In reaction to Iranian hard-liners’ criticisms of the nuclear deal, Araghchi said, “The effects of the JCPOA on [Iranian] foreign policy is completely clear. … As a result of the JCPOA, all of the wrong images of Iran that they portrayed have gone away.”

He continued, “The accusations that are being made in America against Obama and his team are that they have been defeated in the international arena, and they portray the Islamic Republic of Iran as the main winner of the [nuclear] agreement. In the [US presidential] election, the candidate who won [Trump] blamed Obama and said that he had signed the most dangerous and disastrous agreement in the history of America.”

Araghchi also directly addressed Iranian hard-liners who have been slamming President Hassan Rouhani for having reached the nuclear deal with six world powers, saying, “I consider most of the domestic critics of the JCPOA as honest, but I demand that, first of all, they should be fair, and second, they should express reality and shouldn’t lie. Let the JCPOA remain a national issue [rather than a partisan issue] in order for the country to benefit from it.” He continued, “Friends within our country who say that we must not trust the West should not themselves trust Western sources and some media.”
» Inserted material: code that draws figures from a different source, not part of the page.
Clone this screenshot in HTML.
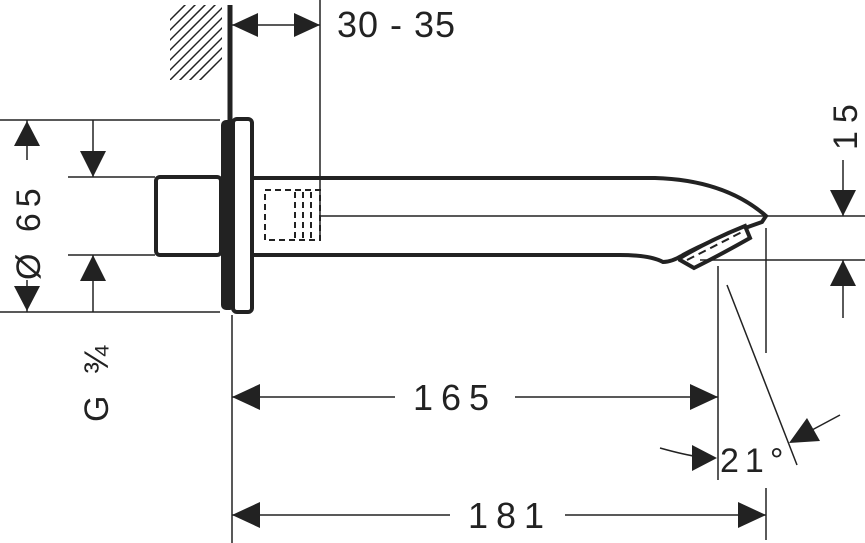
<!DOCTYPE html>
<html><head><meta charset="utf-8"><style>html,body{margin:0;padding:0;background:#fff}svg{display:block}</style></head><body>
<svg width="865" height="543" viewBox="0 0 865 543" xmlns="http://www.w3.org/2000/svg" font-family="Liberation Sans, sans-serif" fill="none" stroke="#222">
<defs>
<clipPath id="c"><rect x="170" y="5" width="52" height="75"/></clipPath>
</defs>
<g clip-path="url(#c)" stroke-width="1.5">
<line x1="150" y1="90" x2="240" y2="0"/><line x1="160" y1="90" x2="250" y2="0"/>
<line x1="140" y1="90" x2="230" y2="0"/><line x1="130" y1="90" x2="220" y2="0"/>
<line x1="120" y1="90" x2="210" y2="0"/><line x1="110" y1="90" x2="200" y2="0"/>
<line x1="100" y1="90" x2="190" y2="0"/><line x1="170" y1="90" x2="260" y2="0"/>
<line x1="180" y1="90" x2="270" y2="0"/><line x1="190" y1="90" x2="280" y2="0"/>
</g>
<line x1="230" y1="5" x2="230" y2="125" stroke-width="5"/>
<line x1="320" y1="0" x2="320" y2="240" stroke-width="1.5"/>
<line x1="232" y1="25" x2="320" y2="25" stroke-width="1.5"/>
<polygon points="232,25 258,13 258,37" fill="#222" stroke="none"/>
<polygon points="320,25 294,13 294,37" fill="#222" stroke="none"/>
<text x="337" y="37" font-size="36" fill="#222" stroke="none" letter-spacing="1">30 - 35</text>
<rect x="221" y="120" width="14" height="190" rx="5" fill="#222" stroke="none"/>
<rect x="233" y="119" width="19" height="193" rx="4" stroke-width="4" fill="#fff"/>
<rect x="156" y="177" width="65" height="78" rx="4" stroke-width="4"/>
<path d="M252,178 L655,178 Q725,180 766,216 L762,222 Q710,240 683,255 Q672,262 663,262 Q650,255 620,255 L252,255" stroke-width="4"/>
<path d="M680,260 L694,268 Q720,255 750,238 L745,226 Q710,240 680,258 Z" stroke-width="4" fill="#fff"/>
<line x1="687" y1="260" x2="742" y2="232" stroke-width="2" stroke-dasharray="8,5"/>
<g stroke-width="2" stroke-dasharray="6,4">
<rect x="265" y="190" width="55" height="50"/>
<line x1="295" y1="192" x2="295" y2="240"/>
<line x1="303" y1="192" x2="303" y2="240"/>
<line x1="311" y1="192" x2="311" y2="240"/>
</g>
<line x1="320" y1="216" x2="865" y2="216" stroke-width="1.5"/>
<g stroke-width="1.5">
<line x1="0" y1="120" x2="220" y2="120"/>
<line x1="0" y1="312" x2="220" y2="312"/>
<line x1="68" y1="177" x2="155" y2="177"/>
<line x1="68" y1="255" x2="155" y2="255"/>
<line x1="27" y1="120" x2="27" y2="312"/>
<line x1="93" y1="120" x2="93" y2="177"/>
<line x1="93" y1="255" x2="93" y2="312"/>
</g>
<rect x="8" y="160" width="40" height="120" fill="#fff" stroke="none"/>
<polygon points="27,121 14,146 40,146" fill="#222" stroke="none"/>
<polygon points="27,311 14,286 40,286" fill="#222" stroke="none"/>
<polygon points="93,177 80,151 106,151" fill="#222" stroke="none"/>
<polygon points="93,255 80,281 106,281" fill="#222" stroke="none"/>
<text transform="translate(40,280) rotate(-90)" font-size="34" fill="#222" stroke="none" letter-spacing="6">Ø 65</text>
<text transform="translate(108,422) rotate(-90)" font-size="34" fill="#222" stroke="none" letter-spacing="6">G ¾</text>
<g stroke-width="1.5">
<line x1="700" y1="260" x2="865" y2="260"/>
<line x1="843" y1="160" x2="843" y2="216"/>
<line x1="843" y1="260" x2="843" y2="318"/>
<line x1="766" y1="228" x2="766" y2="353"/>
<line x1="718" y1="266" x2="718" y2="480"/>
<line x1="232" y1="315" x2="232" y2="543"/>
<line x1="766" y1="488" x2="766" y2="540"/>
<line x1="727" y1="285" x2="797" y2="465"/>
</g>
<polygon points="843,216 830,190 856,190" fill="#222" stroke="none"/>
<polygon points="843,260 830,286 856,286" fill="#222" stroke="none"/>
<text transform="translate(857,150) rotate(-90)" font-size="34" fill="#222" stroke="none" letter-spacing="8">15</text>
<line x1="232" y1="397" x2="395" y2="397" stroke-width="1.5"/>
<line x1="515" y1="397" x2="718" y2="397" stroke-width="1.5"/>
<polygon points="232,397 260,384 260,410" fill="#222" stroke="none"/>
<polygon points="718,397 690,384 690,410" fill="#222" stroke="none"/>
<text x="455" y="410" font-size="36" fill="#222" stroke="none" text-anchor="middle" letter-spacing="8">165</text>
<line x1="232" y1="515" x2="450" y2="515" stroke-width="1.5"/>
<line x1="565" y1="515" x2="766" y2="515" stroke-width="1.5"/>
<polygon points="232,515 260,502 260,528" fill="#222" stroke="none"/>
<polygon points="766,515 738,502 738,528" fill="#222" stroke="none"/>
<text x="510" y="528" font-size="36" fill="#222" stroke="none" text-anchor="middle" letter-spacing="8">181</text>
<path d="M660,448 Q685,455 700,457" stroke-width="1.5"/>
<polygon points="717,458 692,445 692,471" fill="#222" stroke="none"/>
<line x1="840" y1="415" x2="812" y2="430" stroke-width="1.5"/>
<polygon points="789,443 820,441 807,418" fill="#222" stroke="none"/>
<text x="720" y="472" font-size="34" fill="#222" stroke="none" letter-spacing="6">21°</text>
</svg>
</body></html>
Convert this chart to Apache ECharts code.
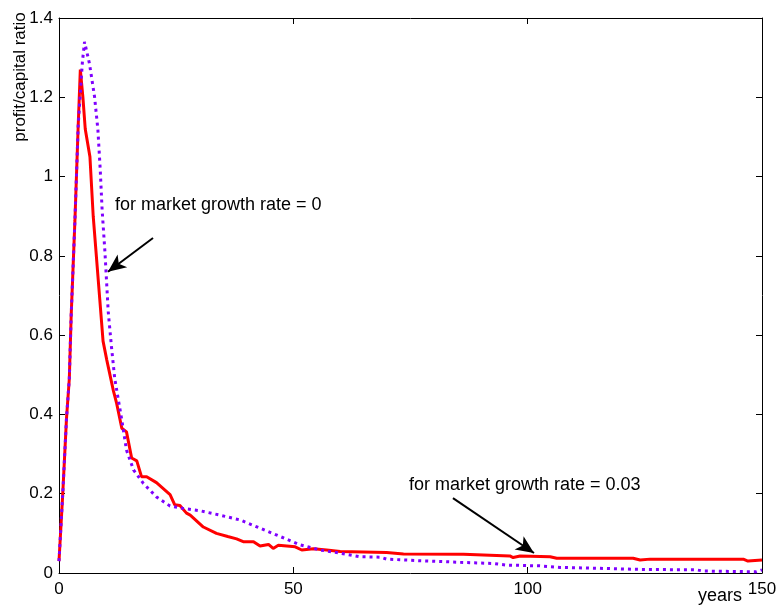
<!DOCTYPE html>
<html>
<head>
<meta charset="utf-8">
<script src="https://cdn.jsdelivr.net/npm/echarts@6/dist/echarts.min.js"></script>
<style>
  html, body { margin: 0; padding: 0; background: #fff; }
  #chart { width: 780px; height: 613px; }
</style>
</head>
<body>
<div id="chart"></div>
<script>
// values: [year, profit/capital ratio]
var redLine = [
  [0, 0.03], [0.8, 0.2], [1.6, 0.39], [2.2, 0.49], [2.6, 0.65], [3.4, 0.89], [4.1, 1.13],
  [4.55, 1.27], [5.1, 1.2], [5.6, 1.12], [6.6, 1.05], [7.3, 0.9], [7.9, 0.81], [8.7, 0.69],
  [9.4, 0.585], [10.2, 0.537], [11.6, 0.46], [12.3, 0.428], [13.4, 0.365], [14.4, 0.356],
  [15.5, 0.29], [16.6, 0.283], [17.6, 0.243], [18.7, 0.243], [20.8, 0.228], [23.7, 0.198],
  [24.7, 0.172], [25.8, 0.17], [27.2, 0.151], [28, 0.146], [30.8, 0.116], [33.6, 0.1],
  [36, 0.092], [37.9, 0.086], [39.3, 0.079], [41.5, 0.079], [42.9, 0.068], [44.7, 0.072],
  [45.7, 0.062], [46.8, 0.07], [50.4, 0.066], [51.8, 0.058], [54.3, 0.061], [57.1, 0.058],
  [60, 0.054], [69.9, 0.052], [73.5, 0.048], [86.3, 0.047], [96.2, 0.043], [96.9, 0.039],
  [98.4, 0.043], [104.8, 0.041], [106.2, 0.037], [122.5, 0.037], [124, 0.033], [126.1, 0.035],
  [146, 0.035], [147, 0.03], [150, 0.033]
];
var blueLine = [
  [0, 0.03], [0.8, 0.2], [1.6, 0.39], [2.2, 0.49], [2.6, 0.65], [3.4, 0.89], [4.1, 1.13],
  [4.6, 1.22], [5.0, 1.29], [5.45, 1.34], [6.5, 1.285], [7.6, 1.2], [8.3, 1.118], [8.8, 1.017],
  [9.2, 0.916], [9.8, 0.81], [10.5, 0.66], [11.2, 0.57], [11.9, 0.49], [13.4, 0.386],
  [14.4, 0.31], [15.9, 0.26], [18, 0.226], [20.8, 0.192], [23.7, 0.169], [26.5, 0.163],
  [30.1, 0.157], [34.3, 0.146], [38.6, 0.134], [42.9, 0.113], [47.2, 0.092], [51.4, 0.071],
  [55.7, 0.058], [60, 0.05], [64.2, 0.041], [68.5, 0.04], [69.9, 0.035], [73.5, 0.033],
  [77, 0.031], [85.6, 0.027], [92.7, 0.024], [95.5, 0.02], [102.6, 0.018], [106.9, 0.014],
  [114.7, 0.012], [124, 0.009], [136, 0.008], [137.4, 0.005], [148.8, 0.003], [150, 0.008]
];
var xTicks = [0, 50, 100, 150];
var yTicks = [0, 0.2, 0.4, 0.6, 0.8, 1, 1.2, 1.4];
var notes = ['for market growth rate = 0', 'for market growth rate = 0.03'];
// arrows: [from, to] in data units
var arrow0 = [[20.06, 0.845], [10.45, 0.76]];
var arrow1 = [[84.06, 0.189], [101.35, 0.0505]];

var chart = echarts.init(document.getElementById('chart'));
var font = 'Liberation Sans, Arial, sans-serif';

function axisBase(extra) {
  var a = {
    type: 'value',
    axisLine: { show: true, onZero: false, lineStyle: { color: '#000', width: 1 } },
    axisTick: { show: true, inside: true, length: 6, lineStyle: { color: '#000' } },
    splitLine: { show: false },
    axisLabel: { show: false }
  };
  for (var k in extra) a[k] = extra[k];
  return a;
}

chart.setOption({
  animation: false,
  backgroundColor: '#fff',
  grid: { left: 59, top: 18, right: 18, bottom: 40 },
  xAxis: [
    axisBase({
      min: xTicks[0], max: xTicks[xTicks.length - 1], interval: 50,
      axisLabel: { show: true, color: '#000', fontSize: 17, fontFamily: font, margin: 8 }
    }),
    axisBase({ position: 'top', min: 0, max: 150, interval: 50 })
  ],
  yAxis: [
    axisBase({
      min: yTicks[0], max: yTicks[yTicks.length - 1], interval: 0.2,
      axisLabel: { show: true, color: '#000', fontSize: 17, fontFamily: font, margin: 6,
        formatter: function (v) { return String(Math.round(v * 10) / 10); } }
    }),
    axisBase({ position: 'right', min: 0, max: 1.4, interval: 0.2 })
  ],
  series: [
    {
      type: 'line', data: redLine, showSymbol: false, silent: true,
      lineStyle: { color: '#ff0000', width: 3 },
      markLine: {
        silent: true, animation: false,
        symbol: ['none', 'arrow'], symbolSize: [12, 18],
        lineStyle: { color: '#000', width: 2, type: 'solid' },
        label: { show: false },
        data: [
          [{ coord: arrow0[0] }, { coord: arrow0[1] }],
          [{ coord: arrow1[0] }, { coord: arrow1[1] }]
        ]
      }
    },
    {
      type: 'line', data: blueLine, showSymbol: false, silent: true,
      lineStyle: { color: '#7f00ff', width: 3, type: [3, 4] }
    }
  ],
  graphic: [
    { type: 'text', left: 115, top: 196, style: { text: notes[0], fill: '#000', font: '18px ' + font } },
    { type: 'text', left: 409, top: 476, style: { text: notes[1], fill: '#000', font: '18px ' + font } },
    { type: 'text', left: 698, top: 587, style: { text: 'years', fill: '#000', font: '18px ' + font } },
    { type: 'text', x: 20, y: 77, rotation: Math.PI / 2,
      style: { text: 'profit/capital ratio', fill: '#000', font: '17px ' + font, align: 'center', verticalAlign: 'middle' } }
  ]
});
</script>
</body>
</html>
Araghchi added, “The sanctions were adopted against three key areas, including energy, shipping and banking. … I decisively state that the situation has been normalized in these areas.”

However, the Iranian deputy foreign minister did note some issues with banking: “Regarding the [remaining non-nuclear] primary [US] sanctions that do not allow our country to use the dollar in financial matters, this issue has caused problems because many countries have dollar-based financial transactions.”

However, he emphasized, “During the past year, lots of problems have been solved … and the Central Bank [of Iran] is pursuing the legal paths [to conduct its business] and is not seeking to bypass the sanctions like the past. In the contract with [European aircraft maker] Airbus, a financial channel was opened, and the problems are being solved.”